#### Data excerpts
>> Begin
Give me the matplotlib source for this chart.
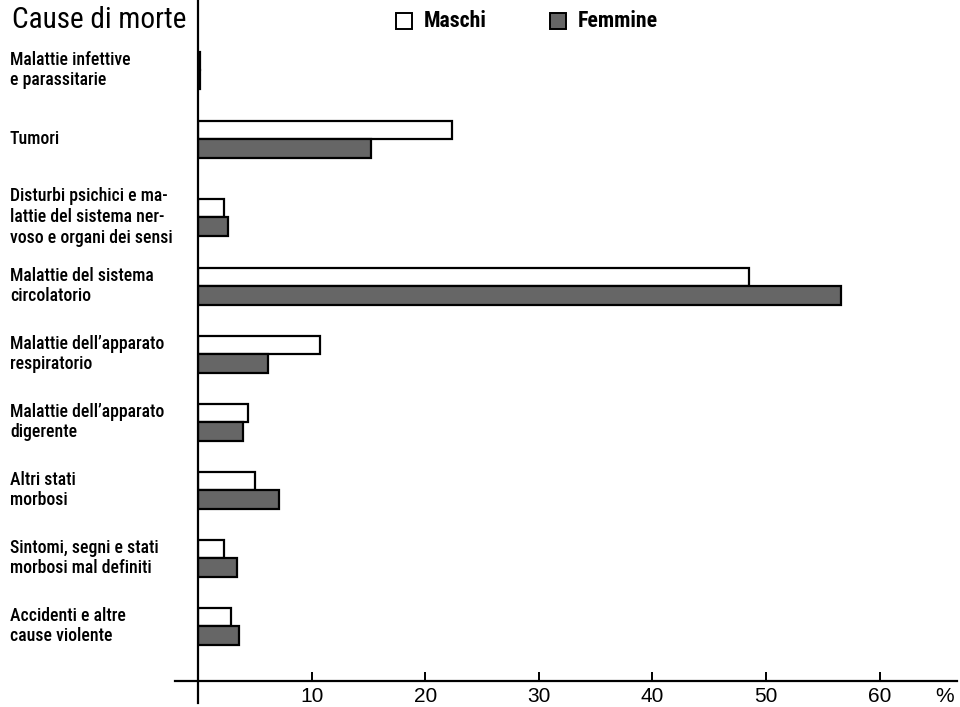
>> End
>> Begin
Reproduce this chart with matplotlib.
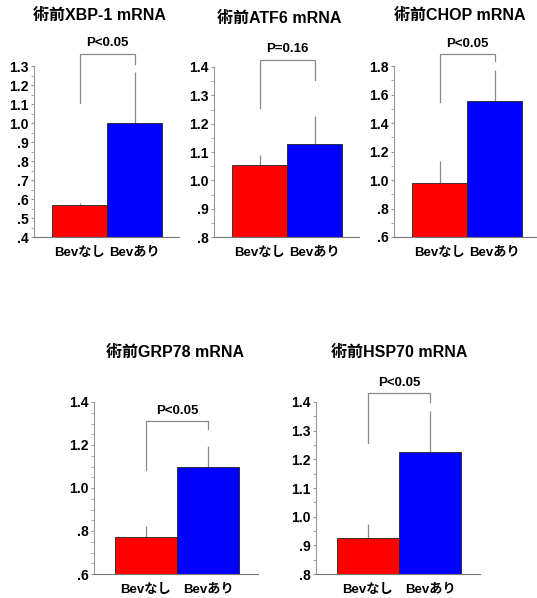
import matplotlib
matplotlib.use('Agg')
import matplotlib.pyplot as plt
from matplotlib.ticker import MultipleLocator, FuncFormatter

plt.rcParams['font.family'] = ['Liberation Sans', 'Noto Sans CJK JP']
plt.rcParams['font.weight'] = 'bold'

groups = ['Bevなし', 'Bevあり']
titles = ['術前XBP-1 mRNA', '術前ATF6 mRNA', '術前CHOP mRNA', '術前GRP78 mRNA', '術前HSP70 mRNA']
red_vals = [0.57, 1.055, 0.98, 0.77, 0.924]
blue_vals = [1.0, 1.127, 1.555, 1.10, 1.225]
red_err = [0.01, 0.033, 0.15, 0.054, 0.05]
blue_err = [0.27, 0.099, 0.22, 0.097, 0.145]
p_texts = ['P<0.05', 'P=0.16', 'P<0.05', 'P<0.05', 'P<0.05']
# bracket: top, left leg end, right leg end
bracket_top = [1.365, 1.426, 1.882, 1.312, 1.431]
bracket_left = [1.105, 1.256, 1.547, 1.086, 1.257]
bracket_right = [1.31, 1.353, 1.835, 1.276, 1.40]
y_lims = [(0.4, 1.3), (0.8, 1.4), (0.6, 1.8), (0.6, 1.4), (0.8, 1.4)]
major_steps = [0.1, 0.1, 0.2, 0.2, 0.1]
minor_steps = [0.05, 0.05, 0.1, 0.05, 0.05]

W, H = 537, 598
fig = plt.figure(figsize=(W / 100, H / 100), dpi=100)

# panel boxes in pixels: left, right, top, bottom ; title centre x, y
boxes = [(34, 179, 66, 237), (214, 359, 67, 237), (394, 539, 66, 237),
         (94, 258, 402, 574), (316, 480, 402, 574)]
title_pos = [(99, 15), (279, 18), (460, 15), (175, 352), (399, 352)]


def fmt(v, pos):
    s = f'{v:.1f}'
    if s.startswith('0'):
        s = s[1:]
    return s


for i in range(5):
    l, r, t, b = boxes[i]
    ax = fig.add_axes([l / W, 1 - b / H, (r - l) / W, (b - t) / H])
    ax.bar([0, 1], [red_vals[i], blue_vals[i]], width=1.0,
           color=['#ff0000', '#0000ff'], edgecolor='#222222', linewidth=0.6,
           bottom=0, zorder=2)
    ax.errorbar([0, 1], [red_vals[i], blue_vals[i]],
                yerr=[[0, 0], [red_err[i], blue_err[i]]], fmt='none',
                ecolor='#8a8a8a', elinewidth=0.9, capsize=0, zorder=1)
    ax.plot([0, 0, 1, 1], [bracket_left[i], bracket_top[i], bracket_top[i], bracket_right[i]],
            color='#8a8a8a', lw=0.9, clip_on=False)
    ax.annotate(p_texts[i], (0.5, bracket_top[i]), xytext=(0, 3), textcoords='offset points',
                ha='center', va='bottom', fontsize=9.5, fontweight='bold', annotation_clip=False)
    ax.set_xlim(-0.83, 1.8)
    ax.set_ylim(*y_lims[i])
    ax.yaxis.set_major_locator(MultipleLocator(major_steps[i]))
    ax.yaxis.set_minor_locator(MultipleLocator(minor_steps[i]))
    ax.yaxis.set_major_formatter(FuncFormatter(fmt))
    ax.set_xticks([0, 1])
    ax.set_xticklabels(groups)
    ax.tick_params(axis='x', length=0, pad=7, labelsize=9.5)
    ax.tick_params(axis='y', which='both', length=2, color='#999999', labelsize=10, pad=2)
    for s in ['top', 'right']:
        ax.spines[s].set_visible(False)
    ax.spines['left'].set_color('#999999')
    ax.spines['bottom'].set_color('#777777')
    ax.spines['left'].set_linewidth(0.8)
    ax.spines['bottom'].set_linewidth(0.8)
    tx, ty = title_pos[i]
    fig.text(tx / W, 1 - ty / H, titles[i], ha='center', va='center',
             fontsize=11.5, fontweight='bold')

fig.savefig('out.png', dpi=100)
>> End
#### Stated task
Above are some records; extract exactly the lines from the one containing "Reproduce this chart with matplotlib." through the one containing "fig = plt.figure(figsize=(W" and drop the pictures.

#### Result below
Reproduce this chart with matplotlib.
import matplotlib
matplotlib.use('Agg')
import matplotlib.pyplot as plt
from matplotlib.ticker import MultipleLocator, FuncFormatter

plt.rcParams['font.family'] = ['Liberation Sans', 'Noto Sans CJK JP']
plt.rcParams['font.weight'] = 'bold'

groups = ['Bevなし', 'Bevあり']
titles = ['術前XBP-1 mRNA', '術前ATF6 mRNA', '術前CHOP mRNA', '術前GRP78 mRNA', '術前HSP70 mRNA']
red_vals = [0.57, 1.055, 0.98, 0.77, 0.924]
blue_vals = [1.0, 1.127, 1.555, 1.10, 1.225]
red_err = [0.01, 0.033, 0.15, 0.054, 0.05]
blue_err = [0.27, 0.099, 0.22, 0.097, 0.145]
p_texts = ['P<0.05', 'P=0.16', 'P<0.05', 'P<0.05', 'P<0.05']
# bracket: top, left leg end, right leg end
bracket_top = [1.365, 1.426, 1.882, 1.312, 1.431]
bracket_left = [1.105, 1.256, 1.547, 1.086, 1.257]
bracket_right = [1.31, 1.353, 1.835, 1.276, 1.40]
y_lims = [(0.4, 1.3), (0.8, 1.4), (0.6, 1.8), (0.6, 1.4), (0.8, 1.4)]
major_steps = [0.1, 0.1, 0.2, 0.2, 0.1]
minor_steps = [0.05, 0.05, 0.1, 0.05, 0.05]

W, H = 537, 598
fig = plt.figure(figsize=(W / 100, H / 100), dpi=100)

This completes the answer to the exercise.